Steven Cameron, Pensions Director at Aegon said: “We welcome the latest update from the FCA which provides more detail on the direction of travel of the advice guidance boundary review it is undertaking with the Treasury. We particularly welcome the FCA acceptance that the solution to supporting customers make informed financial decisions will not be met by changes to regulated advice alone. Advisers provide hugely valuable support to millions of individuals each year, but particularly since the Retail Distribution Review there has been a persistent advice gap. The current regulatory regime, with very limited options alongside full regulated advice, has created an even wider ‘support gap’, which has been exacerbated by the cost of living crisis. 

 
 

“It’s imperative that advice services continue to thrive. But to complement this, there could be major benefits if those regulated firms who want to, were permitted to offer a new more personalised guidance service. This might allow them to support currently unreachable client groups, getting them on the road to good ‘Consumer Duty’ outcomes.
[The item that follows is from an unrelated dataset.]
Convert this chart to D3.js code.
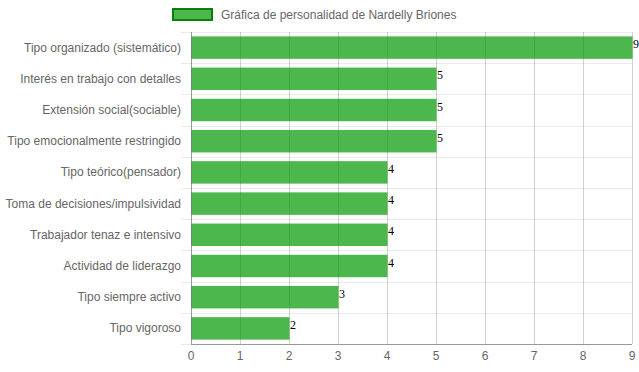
<!DOCTYPE html>
<html>
<head>
<meta charset="utf-8">
<script src="https://cdn.jsdelivr.net/npm/d3@7"></script>
<style>
  body { margin: 0; background: #fff; }
  svg { display: block; }
</style>
</head>
<body>
<script>
// data
const categories = [
  'Tipo organizado (sistemático)',
  'Interés en trabajo con detalles',
  'Extensión social(sociable)',
  'Tipo emocionalmente restringido',
  'Tipo teórico(pensador)',
  'Toma de decisiones/impulsividad',
  'Trabajador tenaz e intensivo',
  'Actividad de liderazgo',
  'Tipo siempre activo',
  'Tipo vigoroso'
];
const values = [9, 5, 5, 5, 4, 4, 4, 4, 3, 2];
const xTicks = [0, 1, 2, 3, 4, 5, 6, 7, 8, 9];
const seriesName = 'Gráfica de personalidad de Nardelly Briones';

let width = 639,
    height = 372,
    plotL = 191, plotR = 632, plotT = 32, plotB = 344;

let font = '"Liberation Sans", Arial, Helvetica, sans-serif';

let xScale = d3.scaleLinear([0, 9], [plotL, plotR]),
    yScale = d3.scaleBand(categories, [plotT, plotB]),
    barH = yScale.bandwidth() * 0.72;

let svg = d3.select('body').append('svg').attr('width', width).attr('height', height);

// horizontal grid (between categories), with ticks into label area
let hLines = d3.range(categories.length + 1).map(i => plotT + i * yScale.step());
svg.append('g').selectAll('line')
    .data(hLines)
    .join('line')
    .attr('x1', plotL - 10)
    .attr('x2', plotR)
    .attr('y1', d => Math.round(d) + 0.5)
    .attr('y2', d => Math.round(d) + 0.5)
    .style('stroke', 'rgba(0,0,0,0.08)')
    .style('stroke-width', '1px');

// vertical grid
svg.append('g').selectAll('line')
    .data(xTicks)
    .join('line')
    .attr('x1', d => Math.round(xScale(d)) + 0.5)
    .attr('x2', d => Math.round(xScale(d)) + 0.5)
    .attr('y1', plotT)
    .attr('y2', plotB)
    .style('stroke', 'rgba(0,0,0,0.18)')
    .style('stroke-width', '1px');

// bars
svg.append('g').selectAll('rect')
    .data(d3.zip(categories, values))
    .join('rect')
    .attr('x', xScale(0) + 0.5)
    .attr('y', d => yScale(d[0]) + (yScale.bandwidth() - barH) / 2)
    .attr('width', d => xScale(d[1]) - xScale(0))
    .attr('height', barH)
    .style('fill', 'rgba(0,153,0,0.7)');

// value labels
svg.append('g').selectAll('text')
    .data(d3.zip(categories, values))
    .join('text')
    .attr('x', d => xScale(d[1]) + 1)
    .attr('y', d => yScale(d[0]) + yScale.bandwidth() / 2 + 0.5)
    .text(d => d[1])
    .style('font-family', '"Liberation Serif", "Times New Roman", serif')
    .style('font-size', '12px')
    .style('fill', '#000');

// axis lines
svg.append('line')
    .attr('x1', plotL).attr('x2', plotR)
    .attr('y1', plotB + 0.5).attr('y2', plotB + 0.5)
    .style('stroke', 'rgba(0,0,0,0.35)');
svg.append('line')
    .attr('x1', plotL + 0.5).attr('x2', plotL + 0.5)
    .attr('y1', plotT).attr('y2', plotB)
    .style('stroke', 'rgba(0,0,0,0.25)');

// tick labels
svg.append('g').selectAll('text')
    .data(xTicks)
    .join('text')
    .attr('x', d => xScale(d))
    .attr('y', 360)
    .attr('text-anchor', 'middle')
    .text(d => d)
    .style('font-family', font)
    .style('font-size', '12px')
    .style('fill', '#666');

svg.append('g').selectAll('text')
    .data(categories)
    .join('text')
    .attr('x', 181)
    .attr('y', d => yScale(d) + yScale.bandwidth() / 2 + 4)
    .attr('text-anchor', 'end')
    .text(d => d)
    .style('font-family', font)
    .style('font-size', '12px')
    .style('fill', '#666');

// legend
let legend = svg.append('g');
legend.append('rect')
    .attr('x', 173).attr('y', 9)
    .attr('width', 39).attr('height', 11)
    .style('fill', 'rgba(0,153,0,0.7)')
    .style('stroke', '#0a800a')
    .style('stroke-width', '2px');
legend.append('text')
    .attr('x', 221).attr('y', 18.5)
    .text(seriesName)
    .style('font-family', font)
    .style('font-size', '12px')
    .style('fill', '#666');
</script>
</body>
</html>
And once these clients begin to appreciate the benefits, they’re much more likely to return to the adviser for full advice when they need it. 

“We also welcome the FCA pausing consideration of its core investment advice proposals. While the aims of extending support were right, the rules were very narrow in scope and focus. Furthermore, with interest rates continuing to climb, it may be less appropriate right now to be seeking to encourage cash savers to switch to stocks and shares ISAs for the first time.”